_Job:_ Show every line in the records below that contains the word "this".

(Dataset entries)
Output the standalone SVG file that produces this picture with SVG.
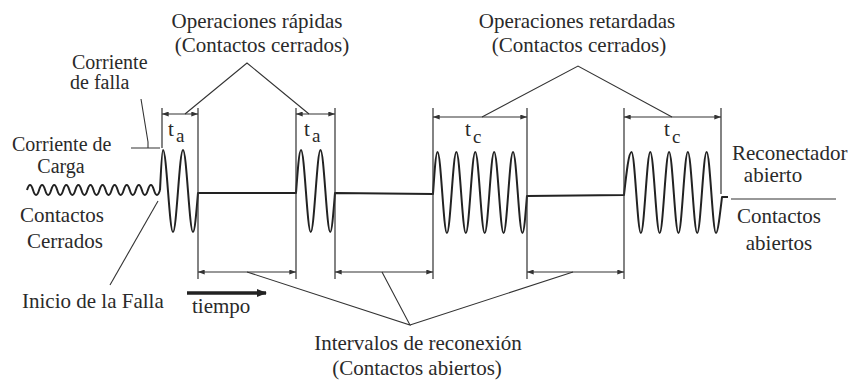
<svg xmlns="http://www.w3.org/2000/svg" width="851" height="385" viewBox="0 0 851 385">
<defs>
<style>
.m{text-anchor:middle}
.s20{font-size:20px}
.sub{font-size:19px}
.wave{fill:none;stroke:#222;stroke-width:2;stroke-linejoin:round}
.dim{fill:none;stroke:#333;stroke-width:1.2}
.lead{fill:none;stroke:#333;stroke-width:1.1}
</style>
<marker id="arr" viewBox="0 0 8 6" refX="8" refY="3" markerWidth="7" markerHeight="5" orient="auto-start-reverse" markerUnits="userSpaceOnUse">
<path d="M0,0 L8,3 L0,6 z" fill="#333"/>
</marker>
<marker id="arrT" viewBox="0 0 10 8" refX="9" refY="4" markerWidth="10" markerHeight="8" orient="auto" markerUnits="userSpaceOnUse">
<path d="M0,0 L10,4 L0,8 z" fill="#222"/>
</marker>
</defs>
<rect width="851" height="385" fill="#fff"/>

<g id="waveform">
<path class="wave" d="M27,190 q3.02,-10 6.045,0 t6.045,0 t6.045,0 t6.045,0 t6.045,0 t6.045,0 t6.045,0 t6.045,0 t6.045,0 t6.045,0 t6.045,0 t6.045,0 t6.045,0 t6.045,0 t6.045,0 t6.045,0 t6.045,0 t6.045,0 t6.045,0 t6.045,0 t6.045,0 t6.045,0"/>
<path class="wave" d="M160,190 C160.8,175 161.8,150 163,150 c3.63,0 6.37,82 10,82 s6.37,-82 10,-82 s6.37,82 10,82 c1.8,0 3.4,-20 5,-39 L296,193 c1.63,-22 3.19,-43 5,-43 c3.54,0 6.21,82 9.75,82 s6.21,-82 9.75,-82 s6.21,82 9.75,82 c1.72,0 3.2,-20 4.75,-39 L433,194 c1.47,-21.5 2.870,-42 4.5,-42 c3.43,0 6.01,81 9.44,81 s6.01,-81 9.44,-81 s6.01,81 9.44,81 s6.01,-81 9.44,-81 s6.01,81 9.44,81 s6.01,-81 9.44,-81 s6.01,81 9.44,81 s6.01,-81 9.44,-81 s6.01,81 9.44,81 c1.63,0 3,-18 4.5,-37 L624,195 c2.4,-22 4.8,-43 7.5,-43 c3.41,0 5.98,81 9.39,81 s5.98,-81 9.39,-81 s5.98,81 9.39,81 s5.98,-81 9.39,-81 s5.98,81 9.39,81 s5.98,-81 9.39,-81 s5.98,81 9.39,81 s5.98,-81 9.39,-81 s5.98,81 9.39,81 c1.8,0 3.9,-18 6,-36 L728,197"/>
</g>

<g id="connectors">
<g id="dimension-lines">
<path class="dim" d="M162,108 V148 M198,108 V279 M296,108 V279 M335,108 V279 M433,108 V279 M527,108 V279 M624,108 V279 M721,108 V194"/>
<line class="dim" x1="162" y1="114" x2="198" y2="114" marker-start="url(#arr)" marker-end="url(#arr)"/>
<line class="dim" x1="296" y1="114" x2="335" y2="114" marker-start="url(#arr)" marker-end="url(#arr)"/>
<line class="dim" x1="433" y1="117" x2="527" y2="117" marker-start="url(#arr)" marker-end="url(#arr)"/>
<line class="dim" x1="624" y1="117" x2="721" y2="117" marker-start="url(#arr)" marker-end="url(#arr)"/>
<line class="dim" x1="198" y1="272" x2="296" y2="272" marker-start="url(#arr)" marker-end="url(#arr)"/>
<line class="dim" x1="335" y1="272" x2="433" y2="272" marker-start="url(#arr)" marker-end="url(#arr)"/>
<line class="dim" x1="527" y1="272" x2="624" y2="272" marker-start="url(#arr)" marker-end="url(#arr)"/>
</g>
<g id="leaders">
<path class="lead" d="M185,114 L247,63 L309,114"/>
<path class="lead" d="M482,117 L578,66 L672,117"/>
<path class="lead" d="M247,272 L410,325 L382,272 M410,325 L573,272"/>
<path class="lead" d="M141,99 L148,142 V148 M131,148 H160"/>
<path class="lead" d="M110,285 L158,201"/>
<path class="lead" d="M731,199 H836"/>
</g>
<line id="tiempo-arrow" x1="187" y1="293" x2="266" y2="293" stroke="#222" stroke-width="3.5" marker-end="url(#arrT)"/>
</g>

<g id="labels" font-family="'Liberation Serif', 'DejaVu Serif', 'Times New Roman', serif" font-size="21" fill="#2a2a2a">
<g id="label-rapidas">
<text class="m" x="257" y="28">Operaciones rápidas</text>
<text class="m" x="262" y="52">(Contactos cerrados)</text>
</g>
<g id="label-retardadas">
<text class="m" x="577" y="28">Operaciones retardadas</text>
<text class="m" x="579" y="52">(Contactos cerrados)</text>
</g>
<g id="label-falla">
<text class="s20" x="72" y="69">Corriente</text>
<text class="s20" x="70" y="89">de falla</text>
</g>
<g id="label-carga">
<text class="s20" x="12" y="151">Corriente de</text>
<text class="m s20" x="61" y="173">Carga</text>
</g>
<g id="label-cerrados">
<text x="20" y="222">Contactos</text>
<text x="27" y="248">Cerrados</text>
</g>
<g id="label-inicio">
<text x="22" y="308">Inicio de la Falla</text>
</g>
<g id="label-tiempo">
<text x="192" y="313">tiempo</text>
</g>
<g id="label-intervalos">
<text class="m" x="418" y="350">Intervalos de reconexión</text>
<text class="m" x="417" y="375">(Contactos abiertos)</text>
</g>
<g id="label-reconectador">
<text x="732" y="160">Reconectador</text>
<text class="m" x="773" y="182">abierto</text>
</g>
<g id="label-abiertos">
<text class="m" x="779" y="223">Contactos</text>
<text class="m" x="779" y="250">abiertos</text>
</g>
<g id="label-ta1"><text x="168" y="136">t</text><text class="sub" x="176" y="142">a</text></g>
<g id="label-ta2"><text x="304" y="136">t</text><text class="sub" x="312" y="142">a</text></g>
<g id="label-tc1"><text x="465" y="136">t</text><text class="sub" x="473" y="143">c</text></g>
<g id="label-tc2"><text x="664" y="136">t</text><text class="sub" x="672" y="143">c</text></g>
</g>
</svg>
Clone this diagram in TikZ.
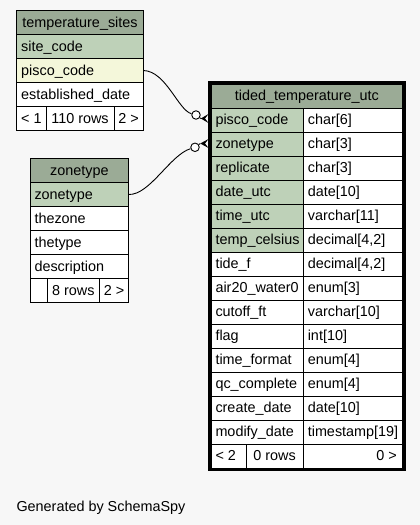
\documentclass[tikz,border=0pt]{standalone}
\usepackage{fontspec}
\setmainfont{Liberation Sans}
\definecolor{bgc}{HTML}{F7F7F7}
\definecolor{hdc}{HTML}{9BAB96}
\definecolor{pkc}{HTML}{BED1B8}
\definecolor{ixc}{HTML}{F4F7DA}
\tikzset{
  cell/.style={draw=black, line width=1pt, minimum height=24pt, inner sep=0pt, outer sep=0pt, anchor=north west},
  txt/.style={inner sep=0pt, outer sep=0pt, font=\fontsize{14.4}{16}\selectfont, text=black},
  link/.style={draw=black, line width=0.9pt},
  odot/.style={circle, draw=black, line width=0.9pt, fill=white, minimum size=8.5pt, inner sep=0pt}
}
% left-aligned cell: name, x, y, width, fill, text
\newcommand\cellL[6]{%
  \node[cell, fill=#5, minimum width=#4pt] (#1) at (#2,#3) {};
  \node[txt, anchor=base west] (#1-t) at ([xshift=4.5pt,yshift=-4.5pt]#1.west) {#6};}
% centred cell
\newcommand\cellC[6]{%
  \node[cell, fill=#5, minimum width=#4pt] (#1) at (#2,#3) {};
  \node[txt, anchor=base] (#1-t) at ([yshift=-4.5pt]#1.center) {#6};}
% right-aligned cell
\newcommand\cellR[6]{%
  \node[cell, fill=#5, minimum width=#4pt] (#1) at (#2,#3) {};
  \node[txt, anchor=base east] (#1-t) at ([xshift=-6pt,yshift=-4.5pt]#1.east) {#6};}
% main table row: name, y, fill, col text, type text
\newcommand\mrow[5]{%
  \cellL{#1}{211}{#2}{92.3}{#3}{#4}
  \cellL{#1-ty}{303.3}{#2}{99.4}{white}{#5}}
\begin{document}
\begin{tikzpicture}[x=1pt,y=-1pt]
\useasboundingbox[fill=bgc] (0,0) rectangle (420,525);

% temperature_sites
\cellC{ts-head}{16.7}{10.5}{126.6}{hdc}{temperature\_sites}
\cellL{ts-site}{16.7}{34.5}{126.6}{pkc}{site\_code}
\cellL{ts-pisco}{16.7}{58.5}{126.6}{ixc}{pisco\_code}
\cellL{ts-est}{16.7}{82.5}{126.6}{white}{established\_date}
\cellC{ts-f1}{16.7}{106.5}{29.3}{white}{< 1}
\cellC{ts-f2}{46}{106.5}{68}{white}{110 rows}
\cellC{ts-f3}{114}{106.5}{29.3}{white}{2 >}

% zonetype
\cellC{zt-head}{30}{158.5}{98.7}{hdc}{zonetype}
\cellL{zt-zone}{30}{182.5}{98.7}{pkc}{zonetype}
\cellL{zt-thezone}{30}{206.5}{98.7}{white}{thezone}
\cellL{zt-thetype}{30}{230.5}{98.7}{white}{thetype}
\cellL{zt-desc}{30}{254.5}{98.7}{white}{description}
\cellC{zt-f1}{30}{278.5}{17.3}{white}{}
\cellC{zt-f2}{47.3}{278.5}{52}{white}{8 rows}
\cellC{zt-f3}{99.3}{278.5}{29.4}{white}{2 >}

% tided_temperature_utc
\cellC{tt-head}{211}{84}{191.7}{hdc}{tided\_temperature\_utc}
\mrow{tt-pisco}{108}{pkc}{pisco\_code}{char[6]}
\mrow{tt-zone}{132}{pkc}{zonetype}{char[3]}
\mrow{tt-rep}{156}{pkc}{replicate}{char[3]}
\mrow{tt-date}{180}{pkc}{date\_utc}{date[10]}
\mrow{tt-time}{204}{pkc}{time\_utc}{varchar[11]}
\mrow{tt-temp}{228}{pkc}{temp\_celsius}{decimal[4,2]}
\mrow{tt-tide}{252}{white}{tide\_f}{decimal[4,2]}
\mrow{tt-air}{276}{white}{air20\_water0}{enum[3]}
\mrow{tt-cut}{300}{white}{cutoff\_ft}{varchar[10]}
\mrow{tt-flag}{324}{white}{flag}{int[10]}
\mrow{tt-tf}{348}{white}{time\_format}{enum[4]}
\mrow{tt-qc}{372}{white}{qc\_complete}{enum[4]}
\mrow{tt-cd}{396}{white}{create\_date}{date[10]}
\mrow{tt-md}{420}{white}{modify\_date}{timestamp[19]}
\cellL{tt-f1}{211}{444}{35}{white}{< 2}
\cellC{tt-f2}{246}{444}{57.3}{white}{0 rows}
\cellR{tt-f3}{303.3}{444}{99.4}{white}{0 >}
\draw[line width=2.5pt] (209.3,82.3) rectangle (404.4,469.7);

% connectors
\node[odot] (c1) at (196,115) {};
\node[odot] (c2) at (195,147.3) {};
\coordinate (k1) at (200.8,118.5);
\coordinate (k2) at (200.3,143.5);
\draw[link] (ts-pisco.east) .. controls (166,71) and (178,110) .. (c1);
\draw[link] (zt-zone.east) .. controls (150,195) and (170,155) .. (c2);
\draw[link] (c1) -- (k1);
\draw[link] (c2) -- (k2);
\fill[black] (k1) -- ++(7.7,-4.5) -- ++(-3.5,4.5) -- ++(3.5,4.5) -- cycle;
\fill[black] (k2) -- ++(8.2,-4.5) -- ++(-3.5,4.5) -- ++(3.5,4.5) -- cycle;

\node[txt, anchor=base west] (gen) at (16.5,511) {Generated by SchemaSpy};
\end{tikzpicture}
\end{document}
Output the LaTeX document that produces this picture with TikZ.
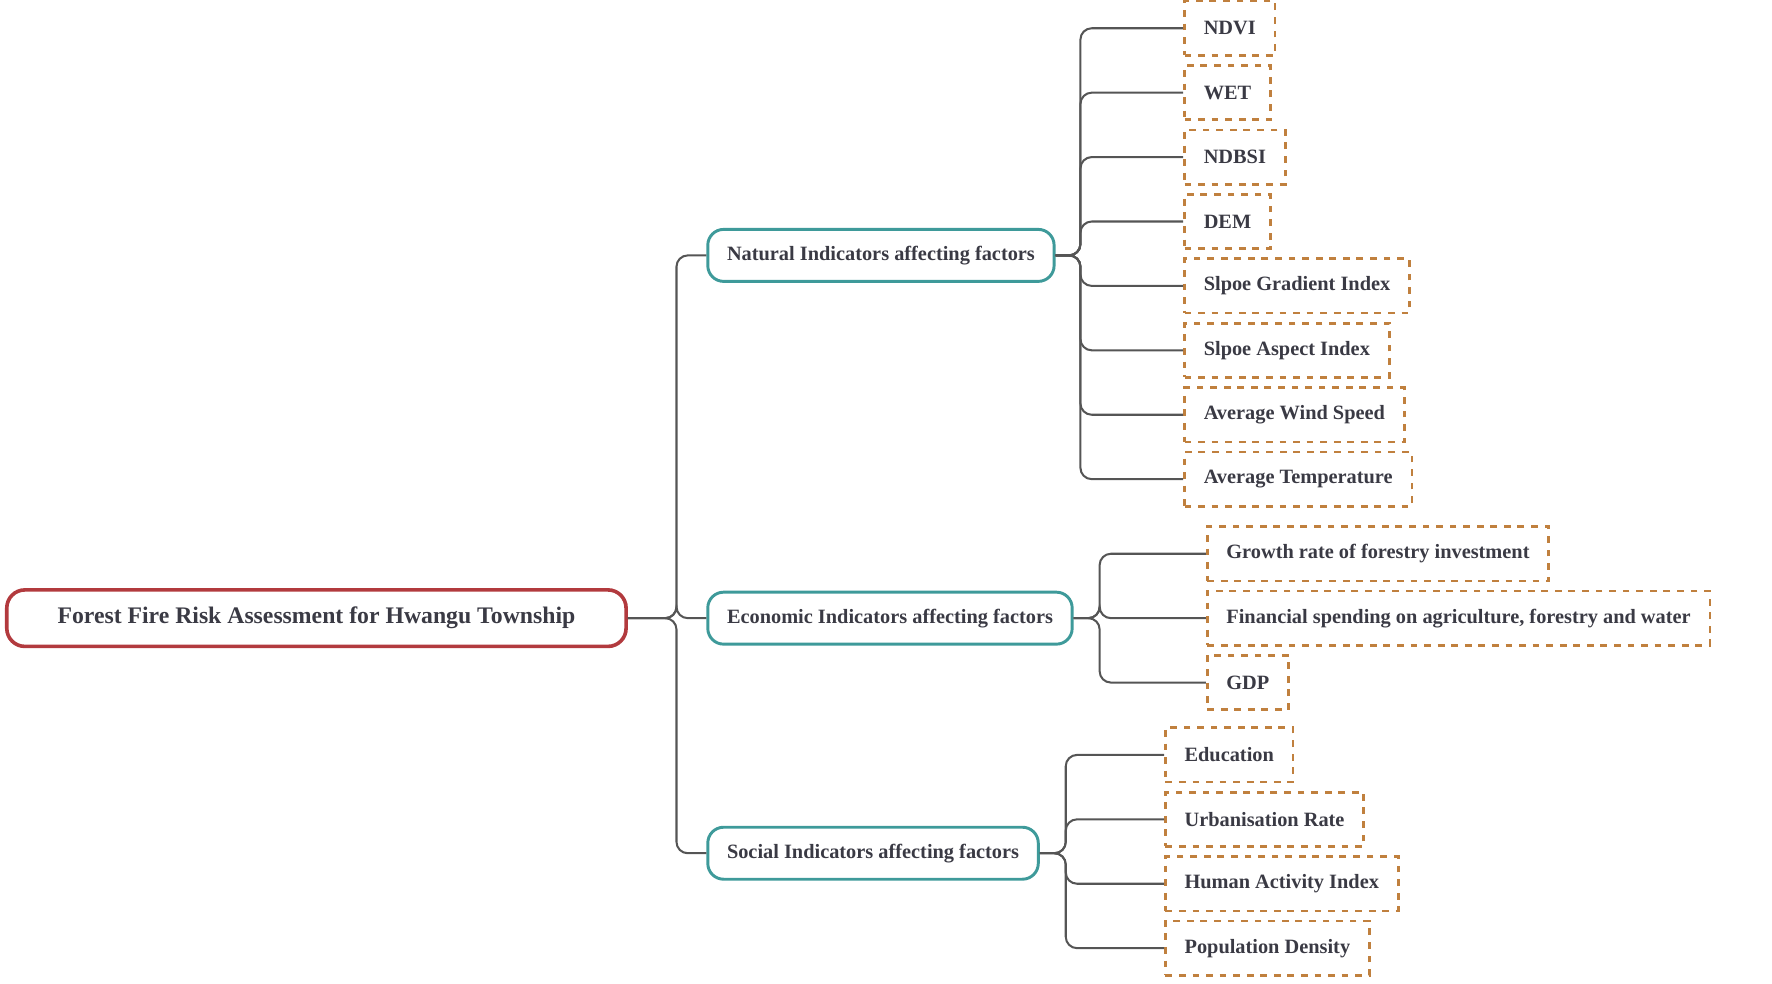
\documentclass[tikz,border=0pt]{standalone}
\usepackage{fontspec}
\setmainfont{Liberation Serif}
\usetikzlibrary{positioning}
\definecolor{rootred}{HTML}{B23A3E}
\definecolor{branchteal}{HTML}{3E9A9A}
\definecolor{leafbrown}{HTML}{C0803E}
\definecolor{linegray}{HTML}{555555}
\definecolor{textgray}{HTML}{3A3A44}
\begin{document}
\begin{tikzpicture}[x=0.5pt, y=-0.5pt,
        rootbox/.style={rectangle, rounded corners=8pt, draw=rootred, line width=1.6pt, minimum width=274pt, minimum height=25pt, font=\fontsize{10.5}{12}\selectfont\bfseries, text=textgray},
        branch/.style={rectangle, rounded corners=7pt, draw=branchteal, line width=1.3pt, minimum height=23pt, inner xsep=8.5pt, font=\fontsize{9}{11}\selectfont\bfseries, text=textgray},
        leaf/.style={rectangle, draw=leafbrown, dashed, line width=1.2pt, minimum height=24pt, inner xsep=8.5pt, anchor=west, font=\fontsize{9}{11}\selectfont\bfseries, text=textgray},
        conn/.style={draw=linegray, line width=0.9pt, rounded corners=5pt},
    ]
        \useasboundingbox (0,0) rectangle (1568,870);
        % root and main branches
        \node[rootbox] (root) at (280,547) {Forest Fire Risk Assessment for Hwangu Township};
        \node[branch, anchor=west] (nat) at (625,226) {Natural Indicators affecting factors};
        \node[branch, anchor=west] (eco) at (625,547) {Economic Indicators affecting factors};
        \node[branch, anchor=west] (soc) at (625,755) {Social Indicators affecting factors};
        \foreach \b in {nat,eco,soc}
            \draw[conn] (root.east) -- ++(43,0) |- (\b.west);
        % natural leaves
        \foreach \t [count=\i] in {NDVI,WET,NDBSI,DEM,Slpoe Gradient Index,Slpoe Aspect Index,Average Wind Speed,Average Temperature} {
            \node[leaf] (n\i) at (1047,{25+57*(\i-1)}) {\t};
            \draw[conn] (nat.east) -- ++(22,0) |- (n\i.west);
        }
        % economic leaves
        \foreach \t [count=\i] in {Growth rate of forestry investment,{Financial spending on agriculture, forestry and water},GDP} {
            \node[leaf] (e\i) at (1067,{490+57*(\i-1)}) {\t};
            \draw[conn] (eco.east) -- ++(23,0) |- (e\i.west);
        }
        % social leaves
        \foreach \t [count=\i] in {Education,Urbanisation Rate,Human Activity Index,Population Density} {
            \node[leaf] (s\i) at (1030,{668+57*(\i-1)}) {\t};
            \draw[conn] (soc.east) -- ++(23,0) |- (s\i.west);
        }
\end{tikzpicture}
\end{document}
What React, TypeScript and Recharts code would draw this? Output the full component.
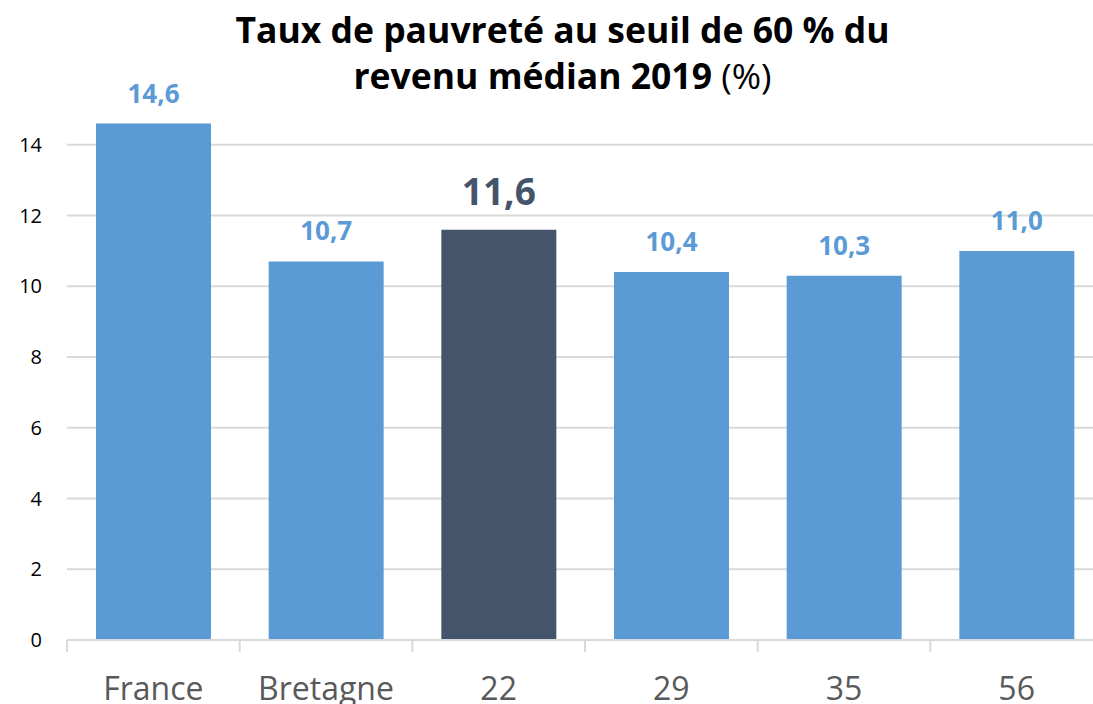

_Right answer:_
Output the standalone SVG file that produces this picture with SVG.
Clone this diagram in TikZ.
Output the LaTeX document that produces this picture with TikZ.
What React, TypeScript and Recharts code would draw this? Output the full component.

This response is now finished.